Le Royaume-Uni étudie un projet de loi visant à interdire la vente de cigarettes aux personnes nées après 2009 (voir 17 et 22 avril). Une mesure qui interroge alors même que la législation devient plus permissive pour les drogues douces aussi dangereuses pour la santé, rappelle Bernard Meunier (membre de l’Académie des Sciences et et de l’Académie nationale de Pharmacie), dans une tribune des Échos de ce 30 avril que nous reprenons.
Dans son combat contre les dangers du tabagisme, le Royaume-Uni va interdire l’achat de cigarettes pour toutes les personnes nées après 2009.
•• L’addiction à la nicotine, molécule perturbatrice du système nerveux central, étant forte, il est certain que la vente clandestine de cigarettes va croître, en offrant aux narcotrafiquants un élargissement de leur marché déjà très lucratif.
De manière paradoxale, la restriction et maintenant l’interdiction de l’accès au tabac sont mises en place alors que, dans le même temps, la permissivité et le libre accès sont favorisés pour les autres drogues perturbatrices du système nerveux central. Les mêmes pays qui mènent le combat contre le tabac adoptent, ou souhaitent adopter, une législation favorable aux drogues « douces », y compris en allant jusqu’à dépénaliser la détention de petites quantités de drogues « dures ».
Est-ce à dire que la perturbation du fonctionnement du cerveau par ces drogues n’est pas un problème de santé publique ? Les législateurs de nombreux pays semblent dire oui, en ne focalisant l’interdit que sur la nicotine.
•• Le cancer lié au tabagisme est dû à la combustion de la lignine du tabac dont la fumée inhalée contient des composés cancérigènes. Qu’en est-il de la fumée des « herbes récréatives », la combustion de leur lignine serait-elle inoffensive ? Il y aurait ainsi la mauvaise fumée d’un côté et la bonne de l’autre.
Quelle qu’en soit l’origine, l’inhalation des produits de combustion de la lignine, composé essentiel des plantes, n’est pas recommandable pour les poumons. Quant au côté thérapeutique des drogues douces, il n’a jamais été démontré dans des essais cliniques conduits en double aveugle. Les effets bénéfiques sont essentiellement invoqués par déclaration des pratiquants, loin des méthodes rigoureuses utilisées dans les études cliniques permettant de valider des médicaments.
•• Ainsi, nous sommes en train d’appliquer au tabac la législation des drogues du siècle dernier et, à l’inverse, nous accordons aux drogues, y compris dures, la permissivité accordée au tabac à la même époque. Le cinéma actuel n’aime pas montrer des images avec des cigarettes, mais il n’est plus rare de voir ces dernières remplacées par des « joints ».

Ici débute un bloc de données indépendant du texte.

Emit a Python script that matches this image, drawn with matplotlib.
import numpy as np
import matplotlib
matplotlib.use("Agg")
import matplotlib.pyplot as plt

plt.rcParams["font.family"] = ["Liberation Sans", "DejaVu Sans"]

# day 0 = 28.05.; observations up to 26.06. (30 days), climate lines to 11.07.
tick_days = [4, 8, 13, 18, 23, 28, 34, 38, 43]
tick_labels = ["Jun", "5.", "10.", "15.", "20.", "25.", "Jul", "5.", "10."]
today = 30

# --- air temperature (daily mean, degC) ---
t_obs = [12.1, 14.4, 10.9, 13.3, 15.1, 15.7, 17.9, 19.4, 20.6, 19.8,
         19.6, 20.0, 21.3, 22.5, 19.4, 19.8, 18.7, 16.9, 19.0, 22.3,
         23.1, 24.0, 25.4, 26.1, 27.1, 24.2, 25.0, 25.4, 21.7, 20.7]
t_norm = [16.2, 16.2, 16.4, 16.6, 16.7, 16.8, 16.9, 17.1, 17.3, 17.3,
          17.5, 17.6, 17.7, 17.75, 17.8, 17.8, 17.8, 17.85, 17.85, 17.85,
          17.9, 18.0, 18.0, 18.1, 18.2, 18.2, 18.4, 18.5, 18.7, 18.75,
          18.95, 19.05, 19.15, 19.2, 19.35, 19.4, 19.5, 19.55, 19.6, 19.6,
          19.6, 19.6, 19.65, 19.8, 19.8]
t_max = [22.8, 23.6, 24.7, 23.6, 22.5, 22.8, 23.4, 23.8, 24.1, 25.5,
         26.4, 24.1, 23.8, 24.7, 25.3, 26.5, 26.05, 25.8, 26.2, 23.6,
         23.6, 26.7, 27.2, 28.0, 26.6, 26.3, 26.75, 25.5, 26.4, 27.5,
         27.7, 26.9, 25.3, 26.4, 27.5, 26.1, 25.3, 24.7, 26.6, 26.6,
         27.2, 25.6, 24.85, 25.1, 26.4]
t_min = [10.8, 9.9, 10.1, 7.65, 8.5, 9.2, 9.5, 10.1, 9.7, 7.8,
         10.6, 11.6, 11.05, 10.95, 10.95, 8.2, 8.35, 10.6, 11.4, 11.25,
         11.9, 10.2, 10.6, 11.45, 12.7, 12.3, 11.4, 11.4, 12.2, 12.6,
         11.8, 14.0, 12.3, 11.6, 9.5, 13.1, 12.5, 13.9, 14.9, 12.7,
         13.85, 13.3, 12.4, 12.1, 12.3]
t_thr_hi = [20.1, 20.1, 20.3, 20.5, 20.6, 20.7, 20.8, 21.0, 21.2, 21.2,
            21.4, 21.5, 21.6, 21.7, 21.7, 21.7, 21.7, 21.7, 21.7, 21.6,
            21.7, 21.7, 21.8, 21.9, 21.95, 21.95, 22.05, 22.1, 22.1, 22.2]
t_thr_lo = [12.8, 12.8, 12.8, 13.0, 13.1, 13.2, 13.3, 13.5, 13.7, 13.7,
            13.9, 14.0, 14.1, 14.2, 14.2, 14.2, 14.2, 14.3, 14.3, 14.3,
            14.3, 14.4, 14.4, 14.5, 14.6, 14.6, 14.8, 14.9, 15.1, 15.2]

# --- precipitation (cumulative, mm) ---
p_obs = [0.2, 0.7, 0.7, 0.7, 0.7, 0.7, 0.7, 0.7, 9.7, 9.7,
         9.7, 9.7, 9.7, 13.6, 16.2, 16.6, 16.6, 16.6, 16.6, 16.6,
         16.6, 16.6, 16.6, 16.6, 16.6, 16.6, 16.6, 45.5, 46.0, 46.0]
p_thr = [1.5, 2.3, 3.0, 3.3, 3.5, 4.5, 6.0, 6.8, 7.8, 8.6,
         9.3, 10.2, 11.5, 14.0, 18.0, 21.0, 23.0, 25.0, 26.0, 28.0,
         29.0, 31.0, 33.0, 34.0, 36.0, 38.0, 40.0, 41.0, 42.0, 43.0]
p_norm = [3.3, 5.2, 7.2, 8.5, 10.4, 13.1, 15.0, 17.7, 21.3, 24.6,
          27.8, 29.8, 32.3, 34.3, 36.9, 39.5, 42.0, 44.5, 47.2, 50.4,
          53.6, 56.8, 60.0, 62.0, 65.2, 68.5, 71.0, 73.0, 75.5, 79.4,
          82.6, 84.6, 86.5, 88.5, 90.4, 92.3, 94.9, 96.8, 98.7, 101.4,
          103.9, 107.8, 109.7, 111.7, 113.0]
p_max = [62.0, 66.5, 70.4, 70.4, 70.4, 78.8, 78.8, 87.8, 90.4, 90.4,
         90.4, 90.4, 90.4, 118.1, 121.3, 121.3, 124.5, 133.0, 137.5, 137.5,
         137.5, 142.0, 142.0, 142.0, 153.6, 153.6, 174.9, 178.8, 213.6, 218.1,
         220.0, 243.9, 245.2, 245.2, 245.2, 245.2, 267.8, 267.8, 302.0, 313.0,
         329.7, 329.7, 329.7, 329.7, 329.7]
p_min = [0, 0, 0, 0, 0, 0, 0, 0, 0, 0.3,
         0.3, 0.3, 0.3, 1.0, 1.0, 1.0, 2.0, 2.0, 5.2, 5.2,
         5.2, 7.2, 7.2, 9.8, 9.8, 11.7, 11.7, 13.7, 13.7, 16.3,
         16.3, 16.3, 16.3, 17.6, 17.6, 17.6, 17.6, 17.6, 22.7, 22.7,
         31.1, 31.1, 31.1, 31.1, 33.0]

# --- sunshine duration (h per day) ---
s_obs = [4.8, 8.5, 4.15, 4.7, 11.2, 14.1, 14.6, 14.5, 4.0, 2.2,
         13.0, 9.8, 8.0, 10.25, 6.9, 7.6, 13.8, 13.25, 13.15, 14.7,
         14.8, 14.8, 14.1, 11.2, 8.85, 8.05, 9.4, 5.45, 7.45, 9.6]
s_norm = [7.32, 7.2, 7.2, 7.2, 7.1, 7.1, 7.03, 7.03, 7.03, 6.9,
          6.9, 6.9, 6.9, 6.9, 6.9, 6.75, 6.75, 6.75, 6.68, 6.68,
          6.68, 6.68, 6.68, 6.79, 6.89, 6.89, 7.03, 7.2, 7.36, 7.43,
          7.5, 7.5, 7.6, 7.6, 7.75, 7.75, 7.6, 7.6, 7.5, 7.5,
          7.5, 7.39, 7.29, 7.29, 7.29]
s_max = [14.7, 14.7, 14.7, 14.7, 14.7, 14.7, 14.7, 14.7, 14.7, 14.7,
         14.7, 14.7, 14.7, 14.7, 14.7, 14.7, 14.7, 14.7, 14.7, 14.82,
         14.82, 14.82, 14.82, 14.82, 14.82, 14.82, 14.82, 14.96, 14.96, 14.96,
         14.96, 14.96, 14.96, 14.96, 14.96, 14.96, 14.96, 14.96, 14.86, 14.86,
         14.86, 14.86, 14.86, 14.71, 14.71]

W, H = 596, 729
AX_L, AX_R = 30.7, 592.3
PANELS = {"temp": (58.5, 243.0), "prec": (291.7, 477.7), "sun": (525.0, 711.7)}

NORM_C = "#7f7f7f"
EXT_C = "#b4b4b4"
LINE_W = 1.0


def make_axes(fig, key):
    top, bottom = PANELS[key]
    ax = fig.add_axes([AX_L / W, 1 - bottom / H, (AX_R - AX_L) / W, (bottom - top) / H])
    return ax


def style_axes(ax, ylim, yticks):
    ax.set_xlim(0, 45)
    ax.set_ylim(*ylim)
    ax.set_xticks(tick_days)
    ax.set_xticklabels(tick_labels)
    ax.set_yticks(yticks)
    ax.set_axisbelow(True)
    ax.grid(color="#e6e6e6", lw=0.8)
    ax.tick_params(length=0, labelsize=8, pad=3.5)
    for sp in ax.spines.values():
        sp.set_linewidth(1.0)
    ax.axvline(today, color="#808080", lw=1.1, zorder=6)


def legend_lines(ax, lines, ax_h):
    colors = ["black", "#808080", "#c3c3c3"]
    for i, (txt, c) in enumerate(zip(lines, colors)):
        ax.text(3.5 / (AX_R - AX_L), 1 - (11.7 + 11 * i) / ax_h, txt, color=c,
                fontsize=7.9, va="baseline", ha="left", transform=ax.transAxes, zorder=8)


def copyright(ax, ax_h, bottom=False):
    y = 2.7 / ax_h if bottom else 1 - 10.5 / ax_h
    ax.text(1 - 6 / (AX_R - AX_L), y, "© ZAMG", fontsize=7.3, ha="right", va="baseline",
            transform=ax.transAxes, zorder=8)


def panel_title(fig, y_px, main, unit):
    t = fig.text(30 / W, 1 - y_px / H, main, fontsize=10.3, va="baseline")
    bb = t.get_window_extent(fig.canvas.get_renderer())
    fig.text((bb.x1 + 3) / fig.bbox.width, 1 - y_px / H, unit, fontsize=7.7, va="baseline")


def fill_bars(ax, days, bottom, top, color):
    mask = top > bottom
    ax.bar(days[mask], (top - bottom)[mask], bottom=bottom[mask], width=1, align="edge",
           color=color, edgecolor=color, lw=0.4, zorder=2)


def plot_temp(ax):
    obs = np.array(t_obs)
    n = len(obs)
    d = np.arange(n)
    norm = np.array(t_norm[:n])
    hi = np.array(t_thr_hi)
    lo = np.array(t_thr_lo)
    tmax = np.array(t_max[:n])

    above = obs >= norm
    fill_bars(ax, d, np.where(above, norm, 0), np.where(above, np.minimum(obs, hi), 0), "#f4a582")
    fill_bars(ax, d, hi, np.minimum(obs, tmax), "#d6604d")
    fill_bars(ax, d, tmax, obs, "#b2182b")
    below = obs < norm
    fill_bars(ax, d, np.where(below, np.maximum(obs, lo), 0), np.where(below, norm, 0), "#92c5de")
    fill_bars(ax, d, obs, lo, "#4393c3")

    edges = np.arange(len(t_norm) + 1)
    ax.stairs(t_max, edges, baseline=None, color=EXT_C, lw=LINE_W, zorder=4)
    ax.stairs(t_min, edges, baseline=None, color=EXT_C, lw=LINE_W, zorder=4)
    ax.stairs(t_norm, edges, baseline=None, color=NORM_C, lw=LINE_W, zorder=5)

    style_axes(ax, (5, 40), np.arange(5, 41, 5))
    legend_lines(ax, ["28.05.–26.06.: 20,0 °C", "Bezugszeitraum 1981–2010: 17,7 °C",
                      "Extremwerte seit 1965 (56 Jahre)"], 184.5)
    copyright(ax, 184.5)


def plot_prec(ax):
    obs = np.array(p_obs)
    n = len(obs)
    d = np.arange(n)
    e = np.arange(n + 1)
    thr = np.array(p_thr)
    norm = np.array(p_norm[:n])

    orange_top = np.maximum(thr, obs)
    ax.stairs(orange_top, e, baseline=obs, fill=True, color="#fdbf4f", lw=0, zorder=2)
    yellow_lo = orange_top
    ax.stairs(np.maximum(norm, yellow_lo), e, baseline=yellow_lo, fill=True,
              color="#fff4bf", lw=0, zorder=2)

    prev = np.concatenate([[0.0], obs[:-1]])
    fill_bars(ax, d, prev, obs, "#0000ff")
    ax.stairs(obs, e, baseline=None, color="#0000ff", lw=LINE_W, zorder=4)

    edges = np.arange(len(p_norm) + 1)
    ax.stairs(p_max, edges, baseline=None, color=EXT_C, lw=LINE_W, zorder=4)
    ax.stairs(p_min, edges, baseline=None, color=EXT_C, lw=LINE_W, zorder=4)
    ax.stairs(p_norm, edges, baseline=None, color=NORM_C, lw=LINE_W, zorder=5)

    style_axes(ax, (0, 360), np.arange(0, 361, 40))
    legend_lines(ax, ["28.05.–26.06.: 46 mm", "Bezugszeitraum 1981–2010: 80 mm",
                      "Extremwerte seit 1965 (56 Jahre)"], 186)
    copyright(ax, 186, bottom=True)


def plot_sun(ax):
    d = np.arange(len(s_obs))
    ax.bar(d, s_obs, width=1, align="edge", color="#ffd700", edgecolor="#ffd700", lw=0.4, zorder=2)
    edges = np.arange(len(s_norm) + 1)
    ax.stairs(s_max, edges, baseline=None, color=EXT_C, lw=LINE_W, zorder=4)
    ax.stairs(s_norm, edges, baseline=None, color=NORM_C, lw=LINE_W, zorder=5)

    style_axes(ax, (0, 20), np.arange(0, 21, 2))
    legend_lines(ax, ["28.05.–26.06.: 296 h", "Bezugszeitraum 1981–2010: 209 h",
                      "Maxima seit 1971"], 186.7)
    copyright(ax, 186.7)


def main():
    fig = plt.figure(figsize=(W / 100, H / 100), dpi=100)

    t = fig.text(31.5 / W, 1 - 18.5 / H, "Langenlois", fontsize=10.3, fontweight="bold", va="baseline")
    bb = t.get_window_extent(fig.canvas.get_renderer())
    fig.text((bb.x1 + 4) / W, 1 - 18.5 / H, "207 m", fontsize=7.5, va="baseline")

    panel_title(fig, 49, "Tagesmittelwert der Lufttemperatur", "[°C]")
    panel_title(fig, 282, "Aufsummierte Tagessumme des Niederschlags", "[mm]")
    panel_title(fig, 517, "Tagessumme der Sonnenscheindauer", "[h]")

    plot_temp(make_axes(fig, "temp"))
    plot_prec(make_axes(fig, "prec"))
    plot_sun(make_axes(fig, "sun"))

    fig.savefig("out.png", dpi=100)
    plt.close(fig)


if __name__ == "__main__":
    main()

Les puissants lobbys de l’industrie du tabac ont bloqué pendant des décennies la lutte contre le tabagisme, mais qu’en est-il pour ceux des drogues dures ? Les narcotrafiquants ont-ils gagné deux batailles essentielles pour eux ? Celle de l’opinion publique qui se laisse persuader que seul le tabac est dangereux, et celle de l’élargissement de sa zone de chalandise en intégrant le tabac dans les marchés clandestins.

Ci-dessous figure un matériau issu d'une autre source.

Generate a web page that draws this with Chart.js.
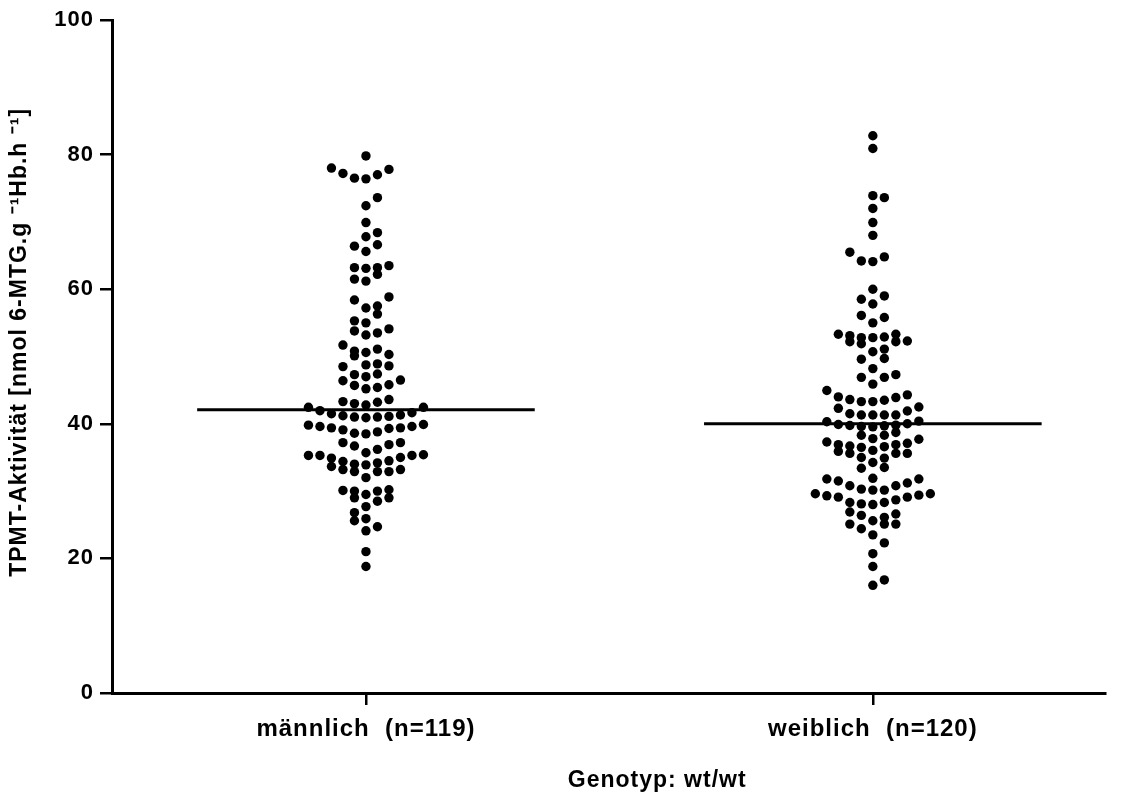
<!DOCTYPE html>
<html>
<head>
<meta charset="utf-8">
<script src="https://cdn.jsdelivr.net/npm/chart.js@4.4.0/dist/chart.umd.min.js"></script>
<style>
  html, body { margin: 0; padding: 0; background: #ffffff; }
  canvas { display: block; }
</style>
</head>
<body>
<canvas id="c" width="1123" height="800"></canvas>
<script>
// ---------------- data ----------------
const categories = ['männlich  (n=119)', 'weiblich  (n=120)'];

const maleValues = [
  18.8, 21.0,
  24.1, 24.7, 25.6,
  25.9, 26.8,
  27.7, 28.5, 29.0, 29.0,
  29.5, 30.0, 30.0, 30.1, 30.2,
  32.0, 32.9, 32.9, 32.9, 33.2, 33.2, 33.65,
  33.9, 34.0, 34.2, 34.4, 34.5, 34.9, 35.0, 35.3, 35.3, 35.3, 35.4,
  35.7, 36.2, 36.7, 36.9, 37.2, 37.2,
  38.5, 38.6, 38.8, 39.1, 39.3, 39.4, 39.4, 39.6, 39.6, 39.8, 39.9,
  40.9, 41.0, 41.0, 41.1, 41.2, 41.3, 41.5, 41.65, 41.95, 42.45, 42.45,
  42.8, 43.0, 43.2, 43.3, 43.6,
  45.2, 45.4, 45.7, 45.8, 46.4, 46.5,
  47.0, 47.3, 47.4, 48.5, 48.6,
  48.75, 48.9, 50.1, 50.3,
  50.6, 50.8, 51.1, 51.7,
  53.2, 53.5, 53.8, 54.1,
  55.0, 55.3, 56.3,
  57.2, 57.5, 58.4, 58.85,
  61.2, 61.5, 62.2,
  63.1, 63.2, 63.2, 63.5,
  65.6, 66.4, 66.6,
  67.8, 68.4,
  69.9,
  72.4, 73.6,
  76.4, 76.5, 77.0, 77.2, 77.8, 78.0,
  79.8
];

const femaleValues = [
  16.0, 16.8,
  18.8,
  20.7, 22.3,
  23.5, 24.4, 25.1, 25.1, 25.1,
  25.6, 26.1, 26.4, 26.6, 26.9,
  28.0, 28.1, 28.3, 28.3, 28.7, 29.1, 29.1, 29.3, 29.4, 29.6, 29.6,
  30.15, 30.15, 30.3, 30.8, 30.8, 31.2, 31.5, 31.8, 31.8,
  31.9, 33.4, 33.5,
  34.25, 34.9, 35.0, 35.6, 35.6, 35.6, 35.9,
  36.05, 36.5, 36.6, 36.7, 36.9, 36.9, 37.1, 37.3, 37.7,
  37.8, 38.3, 38.3, 38.7,
  39.55, 39.6, 39.7, 39.75, 39.8, 39.9, 40.0, 40.3, 40.4,
  41.3, 41.3, 41.3, 41.3, 41.5, 41.9, 42.3, 42.5,
  43.3, 43.3, 43.5, 43.6, 43.9, 44.0, 44.3, 44.95,
  45.9, 46.9, 46.9, 47.3,
  48.2, 49.6, 49.7,
  50.7, 51.1, 51.9, 52.2, 52.2, 52.3,
  52.8, 52.8, 52.9, 53.1, 53.3, 53.3,
  55.0, 55.8, 56.1,
  57.8, 58.5, 59.0,
  60.0,
  64.1, 64.2, 64.8, 65.5,
  68.0,
  69.9,
  72.0, 73.6,
  73.9,
  80.9,
  82.8
];

const groupMeans = [42.1, 40.0];
const yTickValues = [0, 20, 40, 60, 80, 100];
const yTitle = 'TPMT-Aktivität [nmol 6-MTG.g ⁻¹Hb.h ⁻¹]';
const xTitle = 'Genotyp: wt/wt';

// ---------------- styling constants ----------------
const FONT = "'Liberation Sans', Arial, Helvetica, sans-serif";
const DOT_RADIUS = 4.7;
const COL_STEP_PX = 11.5;   // horizontal spacing of swarm columns
const ROW_BIN_PX = 11.5;    // vertical extent of one swarm row
const MEAN_HALF = 0.333;    // half length of mean bar (x units)

const groups = [maleValues, femaleValues];

const letterSpacingPlugin = {
  id: 'letterSpacing',
  beforeDraw(chart) { try { chart.ctx.letterSpacing = '1px'; } catch (e) {} }
};

const titlesPlugin = {
  id: 'axisTitles',
  afterDraw(chart) {
    const { ctx, chartArea: a } = chart;
    ctx.save();
    ctx.font = `bold 23px ${FONT}`;
    ctx.fillStyle = '#000';
    ctx.textAlign = 'center';
    ctx.textBaseline = 'middle';
    // x-axis title
    ctx.fillText(xTitle, a.left + (a.right - a.left) * 0.549, chart.height - 19);
    // y-axis title (rotated)
    ctx.translate(20, a.top + (a.bottom - a.top) * 0.479);
    ctx.rotate(-Math.PI / 2);
    ctx.fillText(yTitle, 0, 0);
    ctx.restore();
  }
};

const axisGrid = {
  display: true, drawOnChartArea: false, drawTicks: true,
  tickLength: 12, color: '#000', lineWidth: 2.5
};
const axisBorder = { display: true, color: '#000', width: 3 };

const chart = new Chart(document.getElementById('c').getContext('2d'), {
  type: 'scatter',
  data: {
    datasets: [
      ...groups.map((vals, gi) => ({
        type: 'scatter',
        data: vals.map(v => ({ x: gi, y: v })),
        backgroundColor: '#000',
        borderColor: '#000',
        borderWidth: 0,
        pointRadius: DOT_RADIUS,
        pointHoverRadius: DOT_RADIUS,
        order: 2
      })),
      ...groupMeans.map((m, gi) => ({
        type: 'line',
        data: [{ x: gi - MEAN_HALF, y: m }, { x: gi + MEAN_HALF, y: m }],
        borderColor: '#000',
        borderWidth: 3,
        pointRadius: 0,
        fill: false,
        showLine: true,
        order: 1
      }))
    ]
  },
  options: {
    responsive: false,
    animation: false,
    devicePixelRatio: 1,
    layout: { padding: { top: 20, right: 18, bottom: 0, left: 0 } },
    plugins: { legend: { display: false }, tooltip: { enabled: false } },
    scales: {
      x: {
        type: 'linear',
        min: -0.501,
        max: 1.458,
        afterBuildTicks: s => { s.ticks = categories.map((c, i) => ({ value: i })); },
        afterFit: s => { s.height = 107; },
        ticks: {
          callback: v => categories[v] ?? '',
          font: { family: FONT, size: 24, weight: 'bold' },
          color: '#000',
          padding: 10,
          autoSkip: false,
          maxRotation: 0,
          minRotation: 0
        },
        grid: axisGrid,
        border: axisBorder,
        title: { display: false }
      },
      y: {
        min: 0,
        max: 100,
        afterBuildTicks: s => { s.ticks = yTickValues.map(v => ({ value: v })); },
        afterFit: s => { s.width = 112; },
        ticks: {
          font: { family: FONT, size: 22, weight: 'bold' },
          color: '#000',
          padding: 6
        },
        grid: axisGrid,
        border: axisBorder,
        title: { display: false }
      }
    }
  },
  plugins: [letterSpacingPlugin, titlesPlugin]
});

// Column-scatter layout: values are grouped bottom-up into rows one dot high;
// inside a row the lowest value sits in the centre and the others alternate
// outwards, the starting side flipping from row to row.
function layoutSwarm(ch) {
  const xs = ch.scales.x, ys = ch.scales.y;
  const pxPerX = Math.abs(xs.getPixelForValue(1) - xs.getPixelForValue(0));
  const pxPerY = Math.abs(ys.getPixelForValue(0) - ys.getPixelForValue(1));
  const stepX = COL_STEP_PX / pxPerX;
  const binY = ROW_BIN_PX / pxPerY;
  groups.forEach((vals, gi) => {
    const sorted = [...vals].sort((a, b) => a - b);
    const pts = [];
    let rowStart = -Infinity, k = 0, row = -1;
    sorted.forEach(v => {
      if (v - rowStart >= binY) { rowStart = v; k = 0; row++; }
      const dir = row % 2 === 0 ? 1 : -1;
      const slot = k === 0 ? 0 : (k % 2 === 1 ? dir * (k + 1) / 2 : -dir * k / 2);
      pts.push({ x: gi + slot * stepX, y: v });
      k++;
    });
    ch.data.datasets[gi].data = pts;
  });
  ch.update('none');
}
layoutSwarm(chart);
</script>
</body>
</html>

Le « tabac tue », comme cela est indiqué sur les paquets de cigarettes, mais pourquoi une telle campagne n’intègre-t-elle pas toutes les autres drogues ? Deux poids, deux mesures, pour des produits qui nuisent gravement à la santé, pour reprendre le slogan qui ne s’applique qu’au tabac.
La bataille contre les drogues n’est pas perdue, mais il faut qu’une partie de l’opinion des pays occidentaux arrête de regarder avec une certaine complaisance les drogues autres que le tabac. Rien n’est doux dans ces drogues, ni dans leur consommation ni dans leur trafic.